Sunday last, decades late and on the fly, I finally made it to Bethel Woods, AKA, Woodstock. Not much more than a whim, on the way back from a weekend visit to my Aunt Sally’s country house, my cousins and I paid a quick visit to the site and museum.
I missed out on the original. By that time I was married with a 6-month-old daughter, living at the Jersey Shore. Like many of my generation—more than will admit—I experienced it second hand via TV. My aunt, however, the very same I just visited, did make it. She responded to urgent calls for help and brought sandwiches to the muddy minions.
The pull of the place took me by surprise—this despite the obvious corporate sensibility of the born-again pastoral concert space. It is lush, green and well-groomed, patrolled by an equally well-groomed staff in green blazers sporting ID’s around their necks.
It was mid-afternoon and folks were already arriving for the evenings (what’s left of the) Grateful Dead concert. My cousin and I shared a chuckle over the gathering of the faux hippies that live to follow.
You can grab a bite to eat, then stroll the store with everything “Woodstock” you can imagine (except the Peanut’s character). But the jewel in the crown is the museum. I kid you not. More than worth the price of admission, I could have stayed for hours.
More than a history of the iconic festival, it recounts the entire story of the 60s, with multi-media displays reaching back to the clean cut American Bandstand days. You can sit in a flower power bus and watch a flick narrated by those who made the cross country trip. You can slouch in a bean bag chair and gaze up at a HUGE panorama of festival films. The very scope of the scene take ones breath away.
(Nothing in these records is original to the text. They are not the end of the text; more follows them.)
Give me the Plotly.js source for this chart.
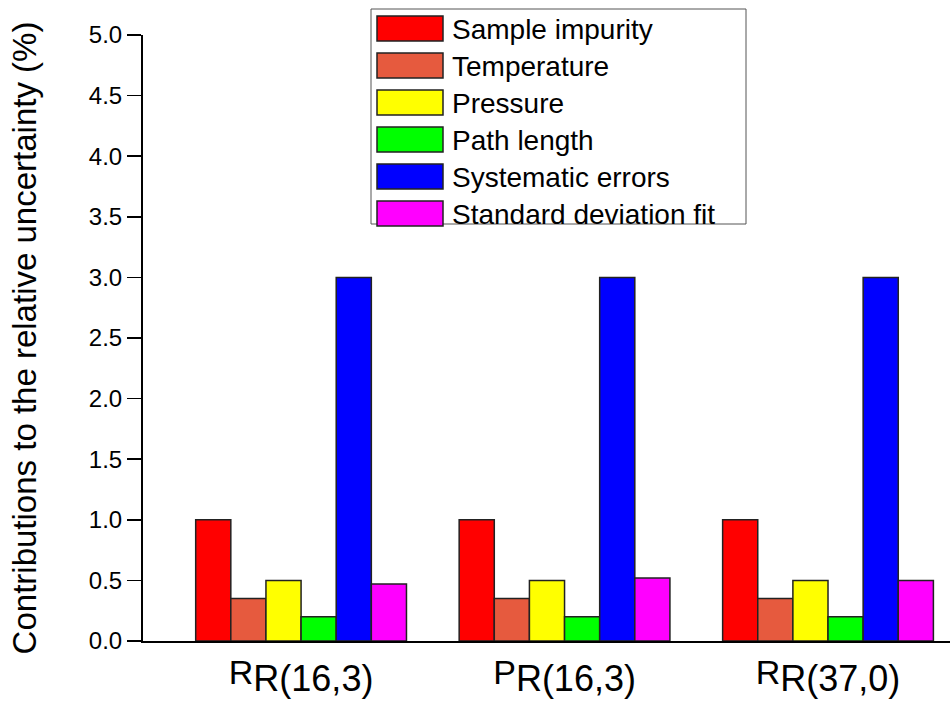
<!DOCTYPE html>
<html>
<head>
<meta charset="utf-8">
<script src="https://cdn.plot.ly/plotly-3.0.1.min.js"></script>
<style>html,body{margin:0;padding:0;background:#fff}#chart{width:950px;height:708px}</style>
</head>
<body>
<div id="chart"></div>
<script>
var categories = ["R_R(16,3)", "P_R(16,3)", "R_R(37,0)"];
var tickLabels = [
  "R<sub><span style='font-size:36px'>R(16,3)</span></sub>",
  "P<sub><span style='font-size:36px'>R(16,3)</span></sub>",
  "R<sub><span style='font-size:36px'>R(37,0)</span></sub>"
];
var seriesNames = ["Sample impurity", "Temperature", "Pressure", "Path length", "Systematic errors", "Standard deviation fit"];
var seriesColors = ["#FF0000", "#E65A3E", "#FFFF00", "#00FF00", "#0000FF", "#FF00FF"];
var sampleImpurity = [1.0, 1.0, 1.0];
var temperature = [0.35, 0.35, 0.35];
var pressure = [0.5, 0.5, 0.5];
var pathLength = [0.2, 0.2, 0.2];
var systematicErrors = [3.0, 3.0, 3.0];
var stdDevFit = [0.47, 0.52, 0.50];
var seriesValues = [sampleImpurity, temperature, pressure, pathLength, systematicErrors, stdDevFit];

var xIdx = [0, 1, 2];
var traces = seriesValues.map(function (vals, i) {
  return {
    type: 'bar',
    x: xIdx,
    y: vals,
    name: seriesNames[i],
    marker: {color: seriesColors[i], line: {color: '#222222', width: 1.5}},
    showlegend: false,
    hoverinfo: 'y'
  };
});

// plot area in pixels (matches margins below)
var PL = 143, PR = 950, PT = 35, PB = 641;
function px(x) { return (x - PL) / (PR - PL); }
function py(y) { return (PB - y) / (PB - PT); }

// custom legend (large swatches like the original)
var shapes = [];
var annotations = [];
shapes.push({type: 'rect', xref: 'paper', yref: 'paper', x0: px(371), x1: px(746), y0: py(224), y1: py(9),
  line: {color: '#555555', width: 1}, fillcolor: '#ffffff', layer: 'above'});
seriesNames.forEach(function (n, i) {
  var cy = 28.5 + i * 37;
  shapes.push({type: 'rect', xref: 'paper', yref: 'paper', x0: px(377), x1: px(443), y0: py(cy + 12.5), y1: py(cy - 12.5),
    line: {color: '#222222', width: 1.5}, fillcolor: seriesColors[i], layer: 'above'});
  annotations.push({xref: 'paper', yref: 'paper', x: px(450), y: py(cy + 1), xanchor: 'left', yanchor: 'middle',
    text: n, showarrow: false, font: {family: 'Liberation Sans, Arial, sans-serif', size: 28, color: '#000'}});
});

var layout = {
  width: 950, height: 708,
  margin: {l: 143, r: 0, t: 35, b: 67, pad: 0},
  paper_bgcolor: '#fff', plot_bgcolor: '#fff',
  barmode: 'group', bargap: 0.2, bargroupgap: 0,
  font: {family: 'Liberation Sans, Arial, sans-serif', color: '#000'},
  xaxis: {
    range: [-0.6, 2.463], tickmode: 'array', tickvals: xIdx, ticktext: tickLabels,
    ticks: '', showgrid: false, zeroline: false, showline: true, linecolor: '#000', linewidth: 2,
    tickfont: {size: 34, color: '#000'}
  },
  yaxis: {
    range: [0, 5], dtick: 0.5, tickformat: '.1f', ticks: 'outside', ticklen: 14, tickwidth: 1.5, tickcolor: '#000',
    showgrid: false, zeroline: false, showline: true, linecolor: '#000', linewidth: 2,
    tickfont: {size: 24, color: '#000'},
    title: {text: 'Contributions to the relative uncertainty (%)', font: {size: 33, color: '#000'}, standoff: 42}
  },
  shapes: shapes,
  annotations: annotations
};

Plotly.newPlot('chart', traces, layout, {displayModeBar: false, staticPlot: true});
</script>
</body>
</html>
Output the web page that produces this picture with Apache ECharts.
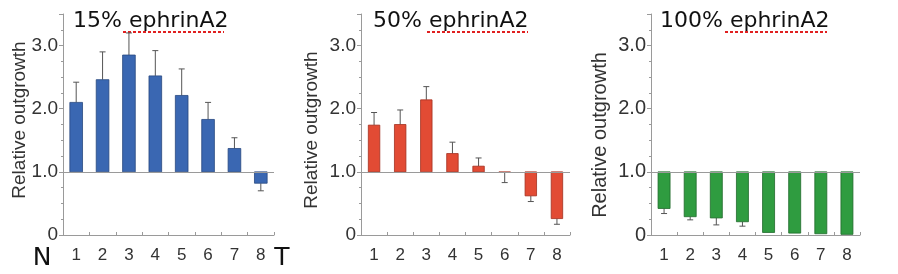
<!DOCTYPE html>
<html>
<head>
<meta charset="utf-8">
<script src="https://cdn.jsdelivr.net/npm/echarts@6/dist/echarts.min.js"></script>
<style>
html,body{margin:0;padding:0;background:#fff;}
#c{width:898px;height:274px;}
</style>
</head>
<body>
<div id="c"></div>
<script>
// ---- data ----
const categories = ['1', '2', '3', '4', '5', '6', '7', '8'];
const titles = ['15% ephrinA2', '50% ephrinA2', '100% ephrinA2'];
const yAxisName = 'Relative outgrowth';
const baseline = 1.0;
const yMin = 0, yMax = 3.5, yInterval = 1;

const values15 = [2.10, 2.46, 2.85, 2.52, 2.21, 1.83, 1.37, 0.82];
const errEnd15 = [2.42, 2.90, 3.20, 2.92, 2.63, 2.10, 1.54, 0.70];

const values50 = [1.74, 1.75, 2.14, 1.29, 1.09, 0.99, 0.62, 0.26];
const errEnd50 = [1.94, 1.98, 2.35, 1.47, 1.22, 0.83, 0.53, 0.17];

const values100 = [0.42, 0.29, 0.27, 0.21, 0.04, 0.03, 0.02, 0.01];
const errEnd100 = [0.34, 0.24, 0.16, 0.14, 0.04, 0.03, 0.02, 0.01];

// ---- styling / layout ----
const panels = [
  {values: values15, errs: errEnd15, color: '#3a67b2', border: '#27487f', left: 63, width: 211, ratio: 0.48},
  {values: values50, errs: errEnd50, color: '#e24b34', border: '#a3301f', left: 361, width: 209, ratio: 0.44},
  {values: values100, errs: errEnd100, color: '#2f9c40', border: '#1f6a2b', left: 651, width: 209, ratio: 0.46}
];
const gridTop = 14, gridBottom = 274 - 235;
const axisGray = '#9a9a9a';
const labelFont = '"Liberation Sans", Arial, sans-serif';
const titleFont = '"DejaVu Sans", sans-serif';

const chart = echarts.init(document.getElementById('c'), null, {renderer: 'canvas'});

const grid = [], xAxis = [], yAxis = [], series = [];
panels.forEach((p, k) => {
  grid.push({left: p.left, width: p.width, top: gridTop, bottom: gridBottom, containLabel: false});
  xAxis.push({
    type: 'category', gridIndex: k, data: categories, boundaryGap: true,
    axisLine: {show: true, lineStyle: {color: axisGray, width: 1}},
    axisTick: {show: true, inside: true, length: 3, lineStyle: {color: axisGray}},
    axisLabel: {color: '#333', fontFamily: labelFont, fontSize: 17, margin: 12}
  });
  yAxis.push({
    type: 'value', gridIndex: k, min: yMin, max: yMax, interval: yInterval,
    axisLine: {show: true, lineStyle: {color: axisGray, width: 1}},
    axisTick: {show: true, length: 4, lineStyle: {color: axisGray}},
    minorTick: {show: true, splitNumber: 4, length: 2, lineStyle: {color: axisGray}},
    splitLine: {show: false}, minorSplitLine: {show: false},
    axisLabel: {
      color: '#333', fontFamily: labelFont, fontSize: k === 2 ? 20 : 19, margin: 5,
      formatter: v => v === 0 ? '0' : (Math.abs(v - Math.round(v)) < 1e-9 ? v.toFixed(1) : '')
    }
  });
  // bars from baseline 1.0
  series.push({
    type: 'custom', xAxisIndex: k, yAxisIndex: k,
    data: p.values.map((v, i) => [i, v]),
    encode: {x: 0, y: 1},
    z: 3,
    renderItem: (params, api) => {
      const i = api.value(0), v = api.value(1);
      const a = api.coord([i, baseline]);
      const b = api.coord([i, v]);
      const w = api.size([1, 0])[0] * p.ratio;
      return {
        type: 'rect',
        shape: {x: a[0] - w / 2, y: Math.min(a[1], b[1]), width: w, height: Math.abs(b[1] - a[1])},
        style: {fill: p.color, stroke: p.border, lineWidth: 0.8}
      };
    },
    markLine: {
      silent: true, symbol: 'none', label: {show: false},
      lineStyle: {color: axisGray, type: 'solid', width: 1.2},
      data: [{yAxis: baseline}]
    }
  });
  // error bars
  series.push({
    type: 'custom', xAxisIndex: k, yAxisIndex: k,
    data: p.values.map((v, i) => [i, v, p.errs[i]]),
    encode: {x: 0, y: [1, 2]},
    z: 2,
    renderItem: (params, api) => {
      const i = api.value(0), v = api.value(1), e = api.value(2);
      if (Math.abs(e - v) < 0.005) return null;
      const a = api.coord([i, v]);
      const b = api.coord([i, e]);
      const cap = 3;
      const ls = {stroke: '#555', lineWidth: 1};
      return {
        type: 'group',
        children: [
          {type: 'line', shape: {x1: a[0], y1: a[1], x2: b[0], y2: b[1]}, style: ls},
          {type: 'line', shape: {x1: b[0] - cap, y1: b[1], x2: b[0] + cap, y2: b[1]}, style: ls}
        ]
      };
    }
  });
});

const titleX = [73, 373, 660];
const underline = [[123, 224], [427, 528], [725, 827]];
const nameX = [20, 312, 600];
const nameY = [120, 130, 135];
const graphic = [];
titles.forEach((t, k) => {
  graphic.push({
    type: 'text', x: titleX[k], y: 21,
    style: {text: t, font: '22px ' + titleFont, fill: '#111', textVerticalAlign: 'middle', textAlign: 'left'}
  });
  graphic.push({
    type: 'line', shape: {x1: underline[k][0], y1: 32, x2: underline[k][1], y2: 32},
    style: {stroke: '#e02020', lineWidth: 2, lineDash: [3, 2]}
  });
  graphic.push({
    type: 'text', x: nameX[k], y: nameY[k], rotation: Math.PI / 2,
    style: {text: yAxisName, font: (k === 2 ? 20 : 19) + 'px ' + labelFont, fill: '#333', textAlign: 'center', textVerticalAlign: 'middle'}
  });
});
graphic.push({type: 'text', x: 42, y: 258, style: {text: 'N', font: '25px ' + titleFont, fill: '#111', textAlign: 'center', textVerticalAlign: 'middle'}});
graphic.push({type: 'text', x: 282, y: 258, style: {text: 'T', font: '25px ' + titleFont, fill: '#111', textAlign: 'center', textVerticalAlign: 'middle'}});

chart.setOption({
  animation: false,
  backgroundColor: '#fff',
  grid, xAxis, yAxis, series, graphic
});
</script>
</body>
</html>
Waves of nostalgia washed over me, not only for the times, but for my youth. It’s cliché but true. It was another world, long gone—and yet just a brief millisecond ago, on the edge of my peripheral vision.
How the hell did I get to be a 65-year-old grey haired granny? And how did that naked, tolerant mass of humanity, squirming in the Catskill mud, become the tight-assed, narrow- minded bunch running this country today?
I really thought we were a better lot.